Tuesday, September 05, 2006

Who Is Creating The Political " Boogyman?"

Primary documents are always good for a post or two. Tuesday is filled with fun and enjoyable questions to pose to the blogisphere when you scope out Whitehouse dot gov.

Let's start with hypocrisy. You have got to love it when, in juxtaposition, we find Tony the Snow-job doing exactly the thing he suggest is nefarious all in the same press conference. Have a look, first at what he suggest is wrong to do, in relation to the vilification of Rummy:
Finally, one other point, which is, there is a reiteration of a call to replace or have Secretary of Defense Donald Rumsfeld stand down. The President strongly supports the Defense Secretary. It's not going to happen. Creating Don Rumsfeld as a boogeyman may make for good politics, but would make for a lousy strategy at this time. And, furthermore, if you listen to the speech that Secretary Rumsfeld gave last week, it was not only thoughtful, but comprehensive about trying to frame the ongoing war against terror, and also the war going on in Iraq and Afghanistan.
I'm wondering, does any one out there have examples where Republicans are equally perturbed with Rummy as the Democratic members of Congress? But I digress.

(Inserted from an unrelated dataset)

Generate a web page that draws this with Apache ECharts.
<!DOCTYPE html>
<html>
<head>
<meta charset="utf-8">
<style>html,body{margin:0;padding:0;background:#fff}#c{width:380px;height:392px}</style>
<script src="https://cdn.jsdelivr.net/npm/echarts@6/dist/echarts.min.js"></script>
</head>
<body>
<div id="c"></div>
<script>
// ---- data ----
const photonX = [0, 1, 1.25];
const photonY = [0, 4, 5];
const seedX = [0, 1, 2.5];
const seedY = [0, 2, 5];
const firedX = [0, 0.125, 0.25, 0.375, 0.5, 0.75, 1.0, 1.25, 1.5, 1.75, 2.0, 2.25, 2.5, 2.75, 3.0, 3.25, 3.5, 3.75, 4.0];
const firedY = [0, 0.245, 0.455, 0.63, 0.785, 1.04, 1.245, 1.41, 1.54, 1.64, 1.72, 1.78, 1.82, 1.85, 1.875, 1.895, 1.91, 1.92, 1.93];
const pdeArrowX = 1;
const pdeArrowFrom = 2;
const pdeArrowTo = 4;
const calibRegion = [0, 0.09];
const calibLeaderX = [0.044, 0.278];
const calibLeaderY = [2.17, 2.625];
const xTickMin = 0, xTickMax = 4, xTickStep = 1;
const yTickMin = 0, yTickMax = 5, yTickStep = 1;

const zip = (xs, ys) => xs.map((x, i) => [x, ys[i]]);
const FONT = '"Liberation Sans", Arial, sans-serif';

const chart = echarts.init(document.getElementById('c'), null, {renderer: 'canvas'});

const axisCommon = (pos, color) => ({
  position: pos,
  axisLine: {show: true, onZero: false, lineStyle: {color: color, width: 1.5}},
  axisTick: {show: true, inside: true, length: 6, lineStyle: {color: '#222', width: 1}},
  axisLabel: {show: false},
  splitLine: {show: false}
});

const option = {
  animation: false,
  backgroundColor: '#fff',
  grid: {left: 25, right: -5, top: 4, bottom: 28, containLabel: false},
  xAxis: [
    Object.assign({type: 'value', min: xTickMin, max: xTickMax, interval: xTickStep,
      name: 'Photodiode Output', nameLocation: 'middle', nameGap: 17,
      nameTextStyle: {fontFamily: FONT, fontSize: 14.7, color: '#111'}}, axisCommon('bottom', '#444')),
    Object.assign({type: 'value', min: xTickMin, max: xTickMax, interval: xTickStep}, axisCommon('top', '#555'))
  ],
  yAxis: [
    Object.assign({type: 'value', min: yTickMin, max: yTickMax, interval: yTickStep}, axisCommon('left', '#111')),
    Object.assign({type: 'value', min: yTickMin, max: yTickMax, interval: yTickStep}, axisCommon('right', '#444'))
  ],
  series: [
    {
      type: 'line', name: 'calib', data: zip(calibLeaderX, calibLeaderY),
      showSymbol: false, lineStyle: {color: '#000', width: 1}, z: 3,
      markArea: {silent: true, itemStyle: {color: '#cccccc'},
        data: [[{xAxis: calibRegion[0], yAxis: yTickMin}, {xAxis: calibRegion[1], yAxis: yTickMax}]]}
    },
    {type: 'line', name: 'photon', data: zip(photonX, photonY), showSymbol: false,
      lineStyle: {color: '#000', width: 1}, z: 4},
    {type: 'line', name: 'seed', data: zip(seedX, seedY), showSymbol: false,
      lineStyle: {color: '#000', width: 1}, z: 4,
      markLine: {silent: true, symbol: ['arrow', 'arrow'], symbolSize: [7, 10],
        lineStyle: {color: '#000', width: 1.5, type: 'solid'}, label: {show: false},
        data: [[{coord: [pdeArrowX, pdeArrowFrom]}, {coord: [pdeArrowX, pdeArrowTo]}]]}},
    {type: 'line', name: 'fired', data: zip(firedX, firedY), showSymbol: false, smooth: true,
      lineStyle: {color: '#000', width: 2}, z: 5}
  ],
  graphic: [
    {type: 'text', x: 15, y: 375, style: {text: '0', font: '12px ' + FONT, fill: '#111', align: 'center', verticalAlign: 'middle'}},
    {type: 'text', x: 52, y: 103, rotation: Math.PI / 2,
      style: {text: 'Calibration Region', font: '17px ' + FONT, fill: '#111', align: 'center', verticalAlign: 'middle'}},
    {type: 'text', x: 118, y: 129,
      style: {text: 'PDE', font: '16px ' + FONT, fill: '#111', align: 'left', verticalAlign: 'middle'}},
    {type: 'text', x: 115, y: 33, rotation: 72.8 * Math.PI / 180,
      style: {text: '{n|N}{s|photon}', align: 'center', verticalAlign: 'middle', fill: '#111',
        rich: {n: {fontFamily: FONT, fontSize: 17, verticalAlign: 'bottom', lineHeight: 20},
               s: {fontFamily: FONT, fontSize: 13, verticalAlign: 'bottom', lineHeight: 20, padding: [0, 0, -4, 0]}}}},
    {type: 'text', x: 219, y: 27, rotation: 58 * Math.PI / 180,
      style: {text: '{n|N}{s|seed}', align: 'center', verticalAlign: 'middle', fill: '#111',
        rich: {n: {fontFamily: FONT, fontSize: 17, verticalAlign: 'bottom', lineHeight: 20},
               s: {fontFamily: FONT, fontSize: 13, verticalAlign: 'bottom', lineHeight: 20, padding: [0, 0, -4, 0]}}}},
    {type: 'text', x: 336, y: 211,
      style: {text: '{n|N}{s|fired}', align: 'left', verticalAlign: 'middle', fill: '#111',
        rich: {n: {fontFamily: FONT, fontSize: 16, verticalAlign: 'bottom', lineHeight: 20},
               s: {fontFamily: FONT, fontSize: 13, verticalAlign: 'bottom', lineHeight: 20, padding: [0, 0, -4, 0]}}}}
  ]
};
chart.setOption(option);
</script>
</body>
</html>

Here we see Tony step up to the plate to try and generate a political boogeyman or two of his own nary two paragraphs up from the one posted above:
There have been some in the Democratic Party who have argued against the Patriot Act, against the terror surveillance program, against Guantanamo. In other words, there are some people who say that we shouldn't fight the war, we should not detain -- we shouldn't apprehend al Qaeda, we shouldn't detain al Qaeda, we shouldn't question al Qaeda, and we shouldn't listen to al Qaeda. In other words, they're all for winning the war on terror, but they're all against -- they're against providing the tools for winning that war.
Well, correct me if I am wrong, but this is just an ill fated attempt to negatively paint those who would disagree with the means by suggesting they disagree with the ends as well. Nice trick Tony.

Might it not be okay to agree with the ends, but not the means? It seems like what Tony is saying here is that it is wrong to suggest that the scofflaws of the W, Rove and Co might be able to accomplish the same things but with in the bounds of the constitution, legal statutes, and without violating our civil liberties?

In the end, Rummy should be judged by his actions or inactions, not simply based on his words. Tony only uses the rhetoric to deflect attention from some one who could be performing sub par, no? Remember, the President did suggest that "Brownie" was "doin' a heckuva job" as well.